In an email to the News, University spokesperson Karen Peart described several of the University’s contributions to the New Haven community, including its educational outreach programs, its free and open cultural institutions and its focus on hiring from local neighborhoods. She cited programs such as New Haven Works, Yale’s Homebuyer Program and the New Haven Promise.
“Yale is a strong supporter of and contributor to New Haven,” Peart wrote. “The University’s annual voluntary payment to New Haven is over $12 million. No other city receives a larger voluntary payment from a single institution.

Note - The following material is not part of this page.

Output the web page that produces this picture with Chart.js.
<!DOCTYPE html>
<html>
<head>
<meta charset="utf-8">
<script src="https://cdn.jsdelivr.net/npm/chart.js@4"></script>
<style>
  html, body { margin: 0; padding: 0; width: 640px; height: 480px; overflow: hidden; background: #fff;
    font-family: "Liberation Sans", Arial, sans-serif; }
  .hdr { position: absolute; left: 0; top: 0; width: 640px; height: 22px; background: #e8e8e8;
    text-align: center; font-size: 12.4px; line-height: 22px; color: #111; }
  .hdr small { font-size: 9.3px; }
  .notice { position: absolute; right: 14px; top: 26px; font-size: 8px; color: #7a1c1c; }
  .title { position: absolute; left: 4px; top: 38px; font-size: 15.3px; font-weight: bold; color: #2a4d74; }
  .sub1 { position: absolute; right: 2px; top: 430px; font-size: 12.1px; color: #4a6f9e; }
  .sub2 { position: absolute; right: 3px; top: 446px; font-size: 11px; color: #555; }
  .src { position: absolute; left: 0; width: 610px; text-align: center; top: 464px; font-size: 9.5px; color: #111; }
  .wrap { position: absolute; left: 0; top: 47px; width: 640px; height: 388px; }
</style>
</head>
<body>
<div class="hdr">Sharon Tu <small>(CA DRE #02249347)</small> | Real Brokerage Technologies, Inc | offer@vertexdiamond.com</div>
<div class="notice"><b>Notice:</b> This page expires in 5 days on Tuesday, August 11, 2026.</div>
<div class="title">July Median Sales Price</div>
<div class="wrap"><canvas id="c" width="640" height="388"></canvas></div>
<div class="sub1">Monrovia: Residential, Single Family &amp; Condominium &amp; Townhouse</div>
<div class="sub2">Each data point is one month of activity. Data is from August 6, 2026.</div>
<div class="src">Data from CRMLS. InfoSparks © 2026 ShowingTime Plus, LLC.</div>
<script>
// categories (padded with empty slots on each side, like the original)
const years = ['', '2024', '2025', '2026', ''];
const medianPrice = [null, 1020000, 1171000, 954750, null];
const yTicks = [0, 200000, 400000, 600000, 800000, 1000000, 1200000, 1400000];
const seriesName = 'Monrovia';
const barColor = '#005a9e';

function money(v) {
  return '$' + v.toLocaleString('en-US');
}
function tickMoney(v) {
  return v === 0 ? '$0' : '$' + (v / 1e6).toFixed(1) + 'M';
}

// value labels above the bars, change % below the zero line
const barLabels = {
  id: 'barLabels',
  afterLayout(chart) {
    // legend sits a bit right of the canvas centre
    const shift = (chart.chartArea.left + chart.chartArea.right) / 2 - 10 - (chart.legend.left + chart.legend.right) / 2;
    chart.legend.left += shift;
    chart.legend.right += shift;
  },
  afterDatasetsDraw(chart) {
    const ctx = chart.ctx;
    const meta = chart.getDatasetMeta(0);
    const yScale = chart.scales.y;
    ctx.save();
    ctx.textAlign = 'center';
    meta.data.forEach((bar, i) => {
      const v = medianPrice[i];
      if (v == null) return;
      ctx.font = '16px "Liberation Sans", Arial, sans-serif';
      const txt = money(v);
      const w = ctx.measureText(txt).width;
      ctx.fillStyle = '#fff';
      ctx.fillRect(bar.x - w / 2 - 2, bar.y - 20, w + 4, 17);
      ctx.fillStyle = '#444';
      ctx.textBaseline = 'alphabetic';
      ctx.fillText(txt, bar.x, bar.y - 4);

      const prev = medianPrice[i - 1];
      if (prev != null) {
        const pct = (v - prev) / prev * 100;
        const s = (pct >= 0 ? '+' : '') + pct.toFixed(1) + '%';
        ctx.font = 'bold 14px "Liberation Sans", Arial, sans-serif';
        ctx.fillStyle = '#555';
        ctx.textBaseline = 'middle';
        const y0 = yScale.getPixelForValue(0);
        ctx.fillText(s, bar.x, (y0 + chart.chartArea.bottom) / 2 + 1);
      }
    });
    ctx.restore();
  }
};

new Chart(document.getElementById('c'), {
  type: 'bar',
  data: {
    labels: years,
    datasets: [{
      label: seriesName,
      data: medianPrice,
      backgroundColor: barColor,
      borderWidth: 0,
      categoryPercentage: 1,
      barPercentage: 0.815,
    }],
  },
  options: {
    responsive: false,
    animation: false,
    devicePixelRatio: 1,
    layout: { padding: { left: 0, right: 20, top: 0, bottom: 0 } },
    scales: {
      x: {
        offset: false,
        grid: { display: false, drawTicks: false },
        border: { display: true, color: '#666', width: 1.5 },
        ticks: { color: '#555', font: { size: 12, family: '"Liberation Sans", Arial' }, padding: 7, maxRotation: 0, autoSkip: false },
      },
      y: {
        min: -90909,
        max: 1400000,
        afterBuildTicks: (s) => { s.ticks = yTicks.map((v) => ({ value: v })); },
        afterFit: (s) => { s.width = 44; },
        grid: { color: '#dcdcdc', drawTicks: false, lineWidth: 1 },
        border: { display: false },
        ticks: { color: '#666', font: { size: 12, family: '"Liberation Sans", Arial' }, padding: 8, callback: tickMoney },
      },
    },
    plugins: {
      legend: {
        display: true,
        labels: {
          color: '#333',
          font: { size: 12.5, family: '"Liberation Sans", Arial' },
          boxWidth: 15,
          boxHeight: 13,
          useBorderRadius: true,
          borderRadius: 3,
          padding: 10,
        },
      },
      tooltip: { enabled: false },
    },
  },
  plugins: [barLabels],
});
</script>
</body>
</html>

The University also pays over $5 million in annual property taxes on its non-academic properties and as a result is one of the top four real estate taxpayers in New Haven … the University has a long-standing commitment to our home in New Haven and remains dedicated to working closely with its mayor, its Board of Alders and its community partners and neighbors.”

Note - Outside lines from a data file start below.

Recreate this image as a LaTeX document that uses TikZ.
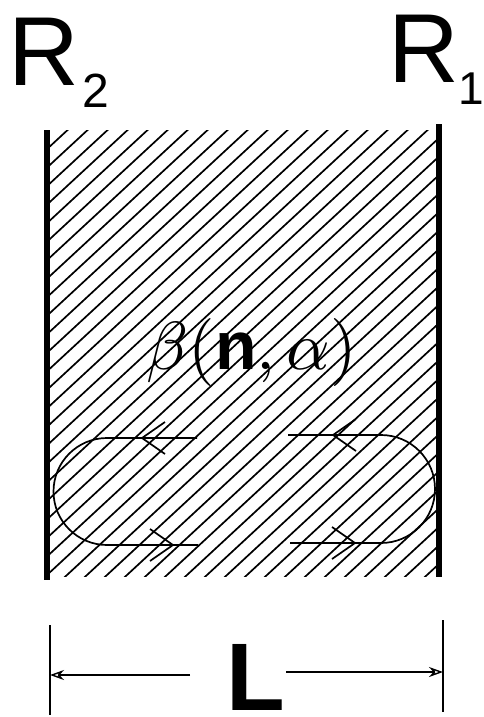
\documentclass[tikz,border=0pt]{standalone}
\usepackage{fontspec}
\setmainfont{Liberation Sans}
\usetikzlibrary{arrows.meta}
\begin{document}
\begin{tikzpicture}[x=1pt,y=-1pt,
  wall/.style={line width=5.5pt},
  hatch/.style={line width=1.7pt},
  loop/.style={line width=1.7pt},
  barb/.style={line width=1.7pt},
  tick/.style={line width=2.5pt},
  dim/.style={line width=1.6pt,-{Stealth[length=14pt,width=10pt,open,line width=1.4pt]}},
  big/.style={font=\fontsize{98}{100}\selectfont,inner sep=0pt}]
\useasboundingbox (0,0) rectangle (483,717);
% hatched region
\begin{scope}
  \clip (47,130) rectangle (438,576);
  \foreach \k in {-15,...,20} {
    \draw[hatch] ({\k*40},600) -- ++(540,-500);
    \draw[hatch] ({\k*40+20},600) -- ++(540,-500);
  }
\end{scope}
% walls
\coordinate (Lt) at (47,130); \coordinate (Lb) at (47,580);
\coordinate (Rt) at (439,124); \coordinate (Rb) at (439,577);
\draw[wall] (Lt) -- (Lb);
\draw[wall] (Rt) -- (Rb);
% labels
\node[big,anchor=base west] (R2) at (8,85) {R\hspace{4pt}\raisebox{-22pt}{\fontsize{48}{50}\selectfont 2}};
\node[big,anchor=base west] (R1) at (388,82) {R\raisebox{-22pt}{\makebox[17pt][l]{\fontsize{46}{48}\selectfont 1}}};
\node[inner sep=0pt] (beta) at (252,352) {\scalebox{6.8}{$\beta(\mathbf{n},\alpha)$}};
% left loop
\coordinate (a1) at (197,438); \coordinate (a2) at (198,545);
\draw[loop] (a1) -- (107,438) arc[start angle=-90,end angle=-270,radius=53.5] -- (a2);
\coordinate (t1) at (142,438); \coordinate (t2) at (173,545);
\draw[barb] ([shift={(23,-16)}]t1) -- (t1) -- ([shift={(23,16)}]t1);
\draw[barb] ([shift={(-23,-16)}]t2) -- (t2) -- ([shift={(-23,16)}]t2);
% right loop
\coordinate (b1) at (288,435); \coordinate (b2) at (290,543);
\draw[loop] (b1) -- (381,435) arc[start angle=-90,end angle=90,radius=54] -- (b2);
\coordinate (t3) at (333,435); \coordinate (t4) at (355,543);
\draw[barb] ([shift={(23,-16)}]t3) -- (t3) -- ([shift={(23,16)}]t3);
\draw[barb] ([shift={(-23,-16)}]t4) -- (t4) -- ([shift={(-23,16)}]t4);
% dimension
\coordinate (d1t) at (50,625); \coordinate (d1b) at (50,715);
\coordinate (d2t) at (443,620); \coordinate (d2b) at (443,712);
\draw[tick] (d1t) -- (d1b);
\draw[tick] (d2t) -- (d2b);
\node[inner sep=0pt,font=\fontsize{96}{98}\selectfont\bfseries,anchor=base] (L) at (256,710) {L};
\coordinate (e1) at (190,675); \coordinate (e2) at (286,672);
\draw[dim] (e1) -- (d1t |- e1);
\draw[dim] (e2) -- (d2t |- e2);
\end{tikzpicture}
\end{document}
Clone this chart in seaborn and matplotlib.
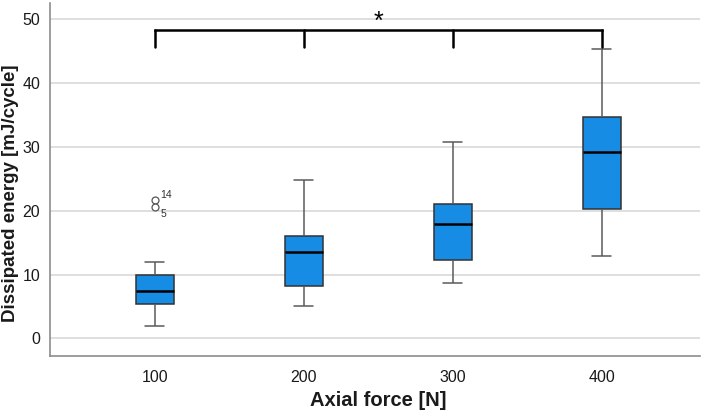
import numpy as np
import pandas as pd
import matplotlib
matplotlib.use('Agg')
import matplotlib.pyplot as plt
import seaborn as sns

# Five-number summaries (mJ/cycle)
forces = ['100', '200', '300', '400']
whisker_low = [2.0, 5.1, 8.7, 12.9]
q1 = [5.4, 8.2, 12.3, 20.2]
median = [7.4, 13.5, 17.9, 29.1]
q3 = [10.0, 16.0, 21.1, 34.6]
whisker_high = [11.9, 24.8, 30.7, 45.3]

# labelled outliers (case numbers) of the 100 N group
outlier_force = ['100', '100']
outlier_values = [21.6, 20.6]
outlier_ids = ['14', '5']

# significance bracket over all groups
bracket_groups = ['100', '200', '300', '400']
bracket_level = 48.3
bracket_drop = 2.7

# long table: the five summary values per group reproduce the box exactly
stats = pd.DataFrame({'force': forces, 'lo': whisker_low, 'q1': q1,
                      'med': median, 'q3': q3, 'hi': whisker_high})
long = stats.melt(id_vars='force', value_name='energy')
outliers = pd.DataFrame({'force': outlier_force, 'energy': outlier_values})

sns.set_style('whitegrid')
plt.rcParams['font.family'] = ['Liberation Sans', 'DejaVu Sans']

fig = plt.figure(figsize=(7.08, 4.12), dpi=100)
ax = fig.add_axes([0.0706, 0.136, 0.918, 0.857])

sns.boxplot(data=long, x='force', y='energy', order=forces, ax=ax,
            width=0.255, color='#168ce4', saturation=1, showfliers=False,
            linecolor='#5a5a5a', linewidth=1.1,
            boxprops=dict(edgecolor='#333333'),
            medianprops=dict(color='black', linewidth=1.8))

sns.stripplot(data=outliers, x='force', y='energy', order=forces, ax=ax,
              jitter=False, size=5, color='white', edgecolor='#555555',
              linewidth=0.9, zorder=3)
ax.collections[-1].set_facecolor('none')

pos = {f: i for i, f in enumerate(forces)}
for f, v, lab, dy in zip(outlier_force, outlier_values, outlier_ids, [4, -5]):
    ax.annotate(lab, (pos[f], v), xytext=(4, dy), textcoords='offset points',
                fontsize=7.5, color='#333333', va='center', ha='left')

# bracket
xs = [pos[g] for g in bracket_groups]
ax.plot([xs[0], xs[-1]], [bracket_level, bracket_level], color='black',
        lw=1.8, solid_capstyle='projecting', zorder=4)
for x in xs:
    ax.plot([x, x], [bracket_level, bracket_level - bracket_drop],
            color='black', lw=1.8, zorder=4)
ax.text(np.mean([xs[0], xs[-1]]), bracket_level - 0.6, '*', ha='center',
        va='bottom', fontsize=18, color='black')

ax.set_xlim(-0.705, 3.66)
ax.set_ylim(-2.74, 52.5)
ax.set_yticks([0, 10, 20, 30, 40, 50])
ax.grid(axis='y', color='#d9d9d9', linewidth=1.2)
ax.grid(axis='x', visible=False)
ax.set_axisbelow(True)

for s in ['top', 'right']:
    ax.spines[s].set_visible(False)
for s in ['left', 'bottom']:
    ax.spines[s].set_color('#8c8c8c')
    ax.spines[s].set_linewidth(1.2)

ax.tick_params(axis='both', length=0, labelsize=11.5, colors='#1a1a1a')
ax.tick_params(axis='x', pad=10)
ax.tick_params(axis='y', pad=7)

ax.set_xlabel('Axial force [N]', fontsize=14.5, fontweight='bold',
              color='#1a1a1a')
ax.set_ylabel('Dissipated energy [mJ/cycle]', fontsize=13.5,
              fontweight='bold', color='#1a1a1a')
ax.xaxis.set_label_coords(0.505, -0.099)
ax.yaxis.set_label_coords(-0.047, 0.462)

fig.savefig('out.png', dpi=100)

Still, in his remarks, Wooden criticized what he called a local and nationwide system “designed to preserve privilege and power.” He said that Yale’s substantial contributions to New Haven — which include approximately $5 million in taxes and $12 million in voluntary payment each year in addition to support for a number of community programs — do not absolve the University of its obligations to a city that faces a deepening economic crisis.
Wooden thanked former Mayor Toni Harp for her service and efforts to reduce the inequality that renders a quarter of New Haveners impoverished and more than 40 percent burdened by rent — a designation that describes households spending more than 30 percent of their income on housing. Wooden went on to commend newly inaugurated Mayor Justin Elicker’s commitment for continuing this work, drawing a parallel between Dr. King’s “two Americas” speech and Elicker’s “Tale of Two Cities” op-ed in the News.
While one New Haven sees “opportunities abound … [m]any individuals in our most vulnerable communities are in crisis” wrote Elicker, who was then on the campaign trail.
Elicker talked extensively about the two New Havens on the stump, garnering enough support for his vision to unseat Harp, a three-term incumbent, by a 40-point margin. He specifically pledged to hold Yale accountable by negotiating with the University to more than quadruple its voluntary contribution in lieu of taxes, which most recently was $12 million annually.
At Monday’s event, Elicker underscored his commitment to realizing his campaign promises and echoed Ward 23 Alder and Board President Tyisha Walker-Myers’ earlier remarks — that progress requires communication, collaboration and dedication from all corners of the city. Walker-Myers, an annual presence, also made a personal promise: she will not return to the MLK event next year, challenging attendees to “put [their] work behind [their] words” between now and then, and implying her hope that another rallying cry for jobs and an increased commitment from Yale is unnecessary by this time next year.
Other speakers included Congresswoman Rosa DeLauro, newly inaugurated Ward 6 Alder and New Haven Rising member Carmen Rodriguez and New Haven Rising Founder Rev. Scott Marks. A common thread ran through their remarks: that Yale does not contribute enough to the Elm City and that the University should be a partner, not just a presence.
Varick Memorial AME Zion Church was initially formed to counter segregation in other churches at the time and was later involved in the Underground Railroad.